ITEMS >>
========

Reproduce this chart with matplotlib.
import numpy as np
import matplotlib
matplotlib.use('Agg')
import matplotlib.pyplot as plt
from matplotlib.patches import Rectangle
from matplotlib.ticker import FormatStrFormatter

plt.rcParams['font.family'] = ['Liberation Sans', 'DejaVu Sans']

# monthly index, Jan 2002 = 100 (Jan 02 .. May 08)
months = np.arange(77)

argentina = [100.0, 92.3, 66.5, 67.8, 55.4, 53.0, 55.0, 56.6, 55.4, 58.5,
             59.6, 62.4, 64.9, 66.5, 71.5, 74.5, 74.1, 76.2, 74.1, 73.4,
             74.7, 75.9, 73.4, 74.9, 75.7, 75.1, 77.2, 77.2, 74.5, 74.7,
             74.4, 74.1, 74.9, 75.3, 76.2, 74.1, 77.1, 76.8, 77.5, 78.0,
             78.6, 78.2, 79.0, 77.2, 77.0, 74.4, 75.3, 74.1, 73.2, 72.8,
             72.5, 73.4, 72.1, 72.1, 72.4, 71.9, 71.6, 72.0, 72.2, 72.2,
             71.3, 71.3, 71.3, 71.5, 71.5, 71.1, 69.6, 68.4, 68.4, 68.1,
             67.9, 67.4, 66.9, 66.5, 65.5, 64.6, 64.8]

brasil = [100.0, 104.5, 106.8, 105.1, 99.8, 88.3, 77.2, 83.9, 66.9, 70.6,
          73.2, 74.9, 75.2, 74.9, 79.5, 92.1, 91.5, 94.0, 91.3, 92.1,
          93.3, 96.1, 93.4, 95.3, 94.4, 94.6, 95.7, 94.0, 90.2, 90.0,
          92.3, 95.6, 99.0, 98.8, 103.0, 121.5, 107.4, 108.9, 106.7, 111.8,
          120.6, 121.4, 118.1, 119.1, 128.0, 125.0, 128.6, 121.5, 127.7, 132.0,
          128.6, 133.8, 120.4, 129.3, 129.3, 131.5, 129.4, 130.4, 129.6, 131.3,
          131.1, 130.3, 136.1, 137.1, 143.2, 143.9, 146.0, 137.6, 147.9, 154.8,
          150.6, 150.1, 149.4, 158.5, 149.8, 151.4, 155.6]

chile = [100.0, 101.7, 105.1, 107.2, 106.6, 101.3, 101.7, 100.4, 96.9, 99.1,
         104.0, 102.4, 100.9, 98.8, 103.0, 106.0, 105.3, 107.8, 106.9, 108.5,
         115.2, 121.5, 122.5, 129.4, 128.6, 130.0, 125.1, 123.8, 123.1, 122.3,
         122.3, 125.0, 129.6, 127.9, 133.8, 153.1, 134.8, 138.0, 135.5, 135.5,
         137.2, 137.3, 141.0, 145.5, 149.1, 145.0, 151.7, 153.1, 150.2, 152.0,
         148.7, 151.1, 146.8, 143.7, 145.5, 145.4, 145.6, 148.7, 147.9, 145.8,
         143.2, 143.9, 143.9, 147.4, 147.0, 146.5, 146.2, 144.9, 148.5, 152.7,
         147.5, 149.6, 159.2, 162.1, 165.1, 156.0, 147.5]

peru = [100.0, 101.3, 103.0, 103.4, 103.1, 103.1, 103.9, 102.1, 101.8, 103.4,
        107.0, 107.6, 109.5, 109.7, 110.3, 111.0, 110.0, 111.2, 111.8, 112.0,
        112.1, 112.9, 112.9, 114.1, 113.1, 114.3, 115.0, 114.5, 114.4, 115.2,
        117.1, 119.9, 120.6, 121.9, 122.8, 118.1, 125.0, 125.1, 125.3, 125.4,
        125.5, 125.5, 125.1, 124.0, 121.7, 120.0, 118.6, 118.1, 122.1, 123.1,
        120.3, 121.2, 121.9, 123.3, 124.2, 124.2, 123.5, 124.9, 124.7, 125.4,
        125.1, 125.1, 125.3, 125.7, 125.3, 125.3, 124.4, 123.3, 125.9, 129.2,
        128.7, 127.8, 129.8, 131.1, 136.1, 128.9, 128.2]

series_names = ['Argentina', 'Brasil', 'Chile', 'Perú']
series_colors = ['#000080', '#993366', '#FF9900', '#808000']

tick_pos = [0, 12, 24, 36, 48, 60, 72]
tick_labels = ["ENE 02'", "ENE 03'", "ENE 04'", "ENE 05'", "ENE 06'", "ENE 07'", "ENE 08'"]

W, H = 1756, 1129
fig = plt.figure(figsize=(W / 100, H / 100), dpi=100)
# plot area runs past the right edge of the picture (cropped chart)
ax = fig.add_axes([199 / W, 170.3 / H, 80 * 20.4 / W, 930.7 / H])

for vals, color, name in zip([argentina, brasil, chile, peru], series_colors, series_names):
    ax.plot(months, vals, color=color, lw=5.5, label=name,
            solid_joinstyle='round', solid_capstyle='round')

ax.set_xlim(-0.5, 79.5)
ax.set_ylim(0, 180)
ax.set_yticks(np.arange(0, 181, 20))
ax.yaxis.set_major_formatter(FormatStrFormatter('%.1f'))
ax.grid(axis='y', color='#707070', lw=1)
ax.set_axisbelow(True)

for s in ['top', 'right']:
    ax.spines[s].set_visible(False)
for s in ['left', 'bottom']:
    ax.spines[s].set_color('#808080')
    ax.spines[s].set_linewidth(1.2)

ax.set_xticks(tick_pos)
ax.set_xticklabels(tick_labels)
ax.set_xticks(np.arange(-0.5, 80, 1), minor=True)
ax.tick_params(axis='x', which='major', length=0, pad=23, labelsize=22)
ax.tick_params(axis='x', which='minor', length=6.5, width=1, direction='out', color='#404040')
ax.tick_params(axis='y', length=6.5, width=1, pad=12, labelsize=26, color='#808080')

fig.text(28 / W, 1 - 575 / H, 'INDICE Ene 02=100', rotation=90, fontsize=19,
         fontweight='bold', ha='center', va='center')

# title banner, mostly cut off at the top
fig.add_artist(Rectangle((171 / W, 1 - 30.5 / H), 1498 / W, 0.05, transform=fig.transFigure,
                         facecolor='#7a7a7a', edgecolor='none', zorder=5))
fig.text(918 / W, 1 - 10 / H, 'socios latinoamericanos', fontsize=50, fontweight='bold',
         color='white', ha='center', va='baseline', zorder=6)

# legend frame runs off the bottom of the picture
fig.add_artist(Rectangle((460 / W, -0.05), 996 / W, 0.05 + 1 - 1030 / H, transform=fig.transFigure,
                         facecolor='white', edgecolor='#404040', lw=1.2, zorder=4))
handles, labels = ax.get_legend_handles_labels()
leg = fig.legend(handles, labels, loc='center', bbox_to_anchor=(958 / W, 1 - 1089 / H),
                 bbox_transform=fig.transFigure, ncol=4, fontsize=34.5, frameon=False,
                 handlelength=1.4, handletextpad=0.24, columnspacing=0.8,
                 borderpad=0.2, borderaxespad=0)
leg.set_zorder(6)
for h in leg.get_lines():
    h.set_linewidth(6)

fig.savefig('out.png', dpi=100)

========

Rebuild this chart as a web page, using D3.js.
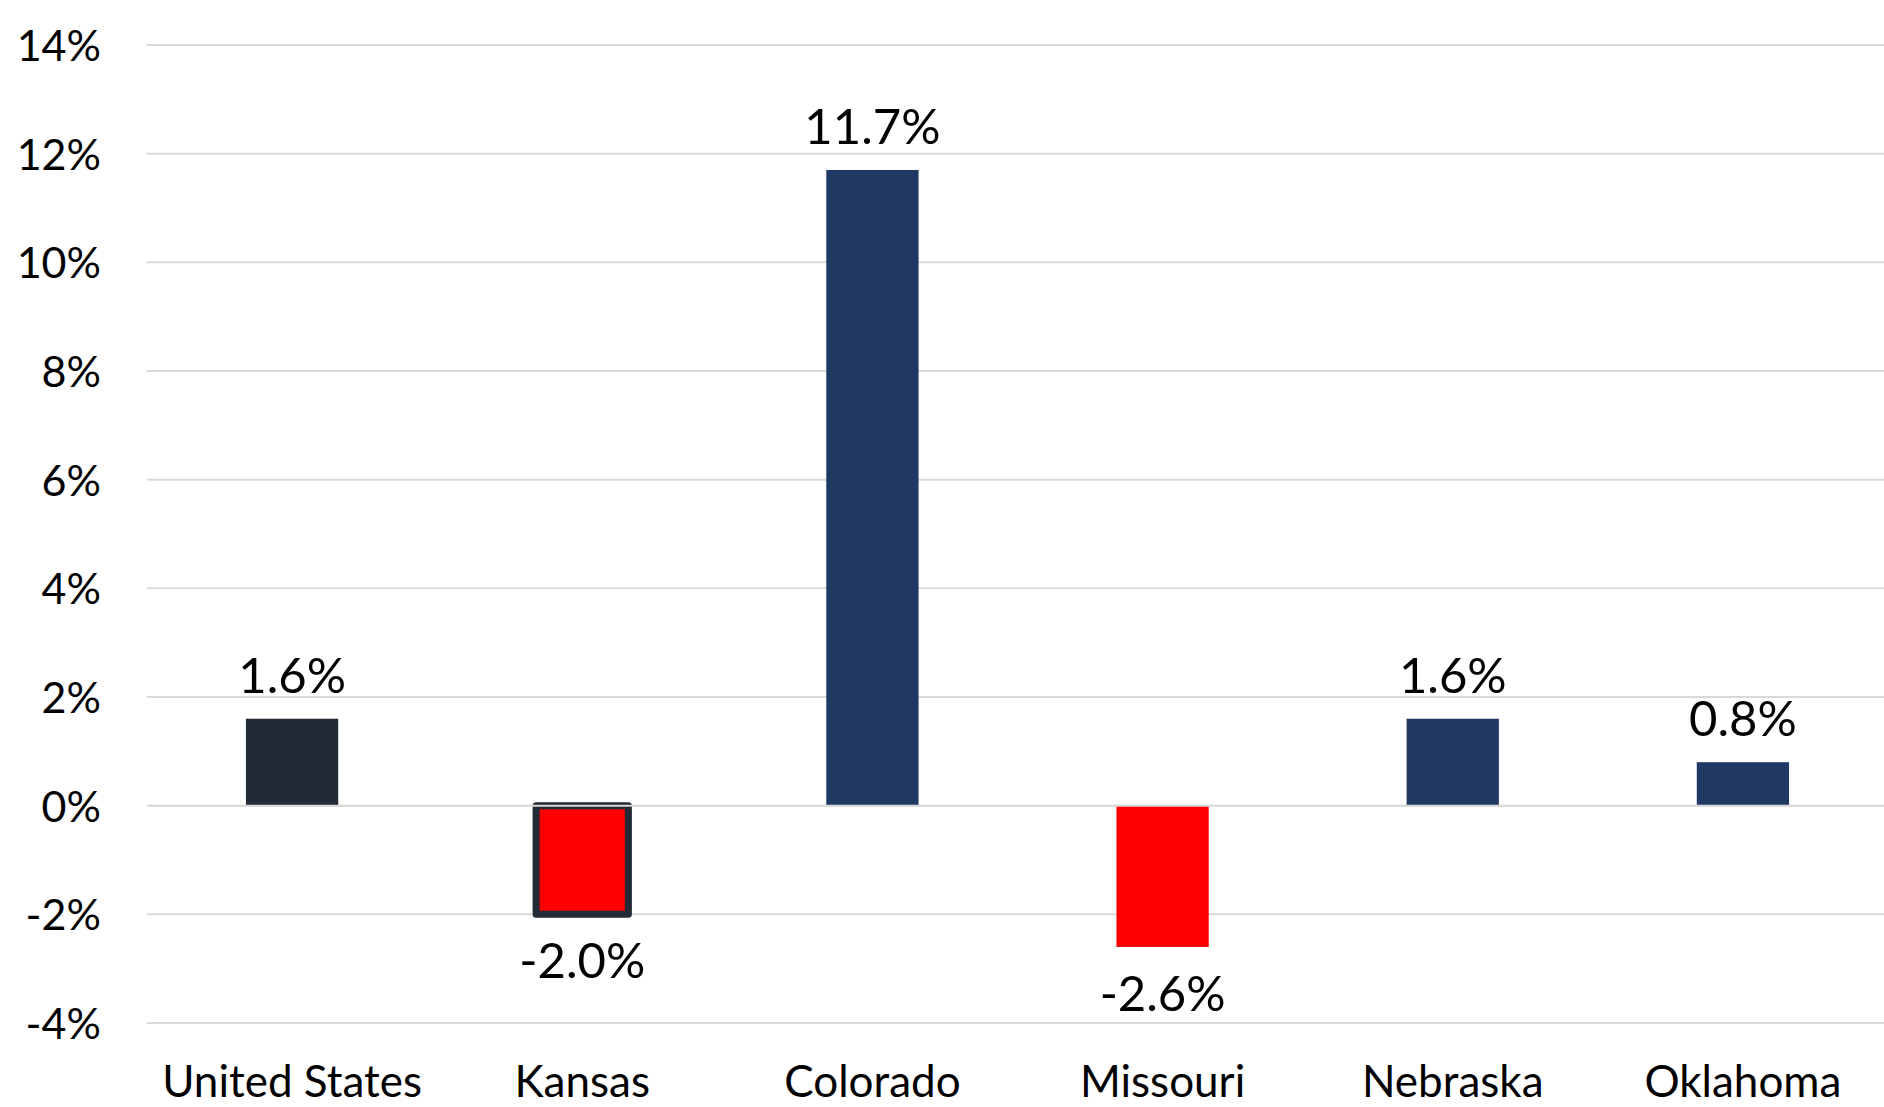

========

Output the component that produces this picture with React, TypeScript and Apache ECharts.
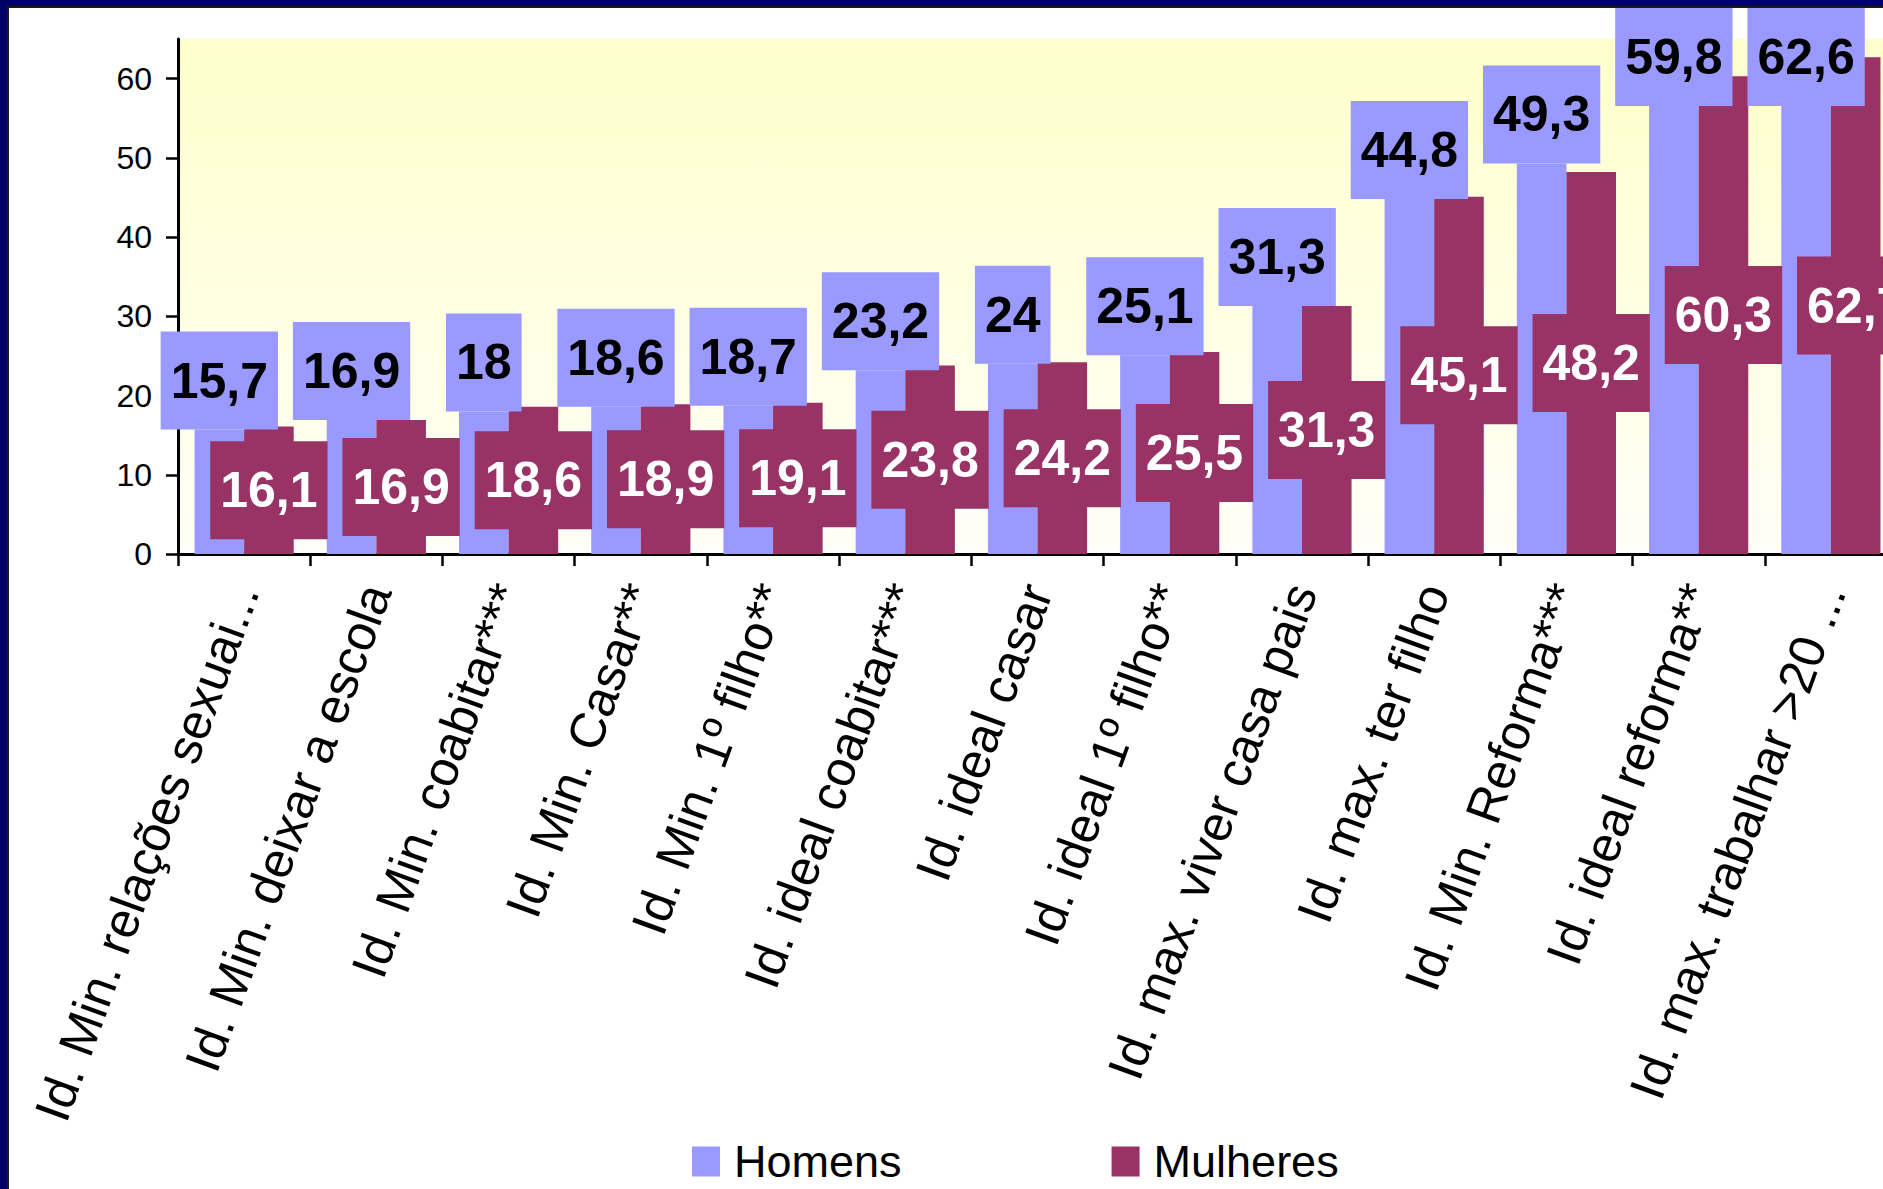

========

From the line that contains "Reproduce this chart with matplotlib." through the line that contains "plt.rcParams['font.family'] = ['Liberation", reproduce every line exactly, both end lines included.

Reproduce this chart with matplotlib.
import numpy as np
import matplotlib
matplotlib.use('Agg')
import matplotlib.pyplot as plt
from matplotlib.patches import Rectangle
from matplotlib.ticker import FormatStrFormatter

plt.rcParams['font.family'] = ['Liberation Sans', 'DejaVu Sans']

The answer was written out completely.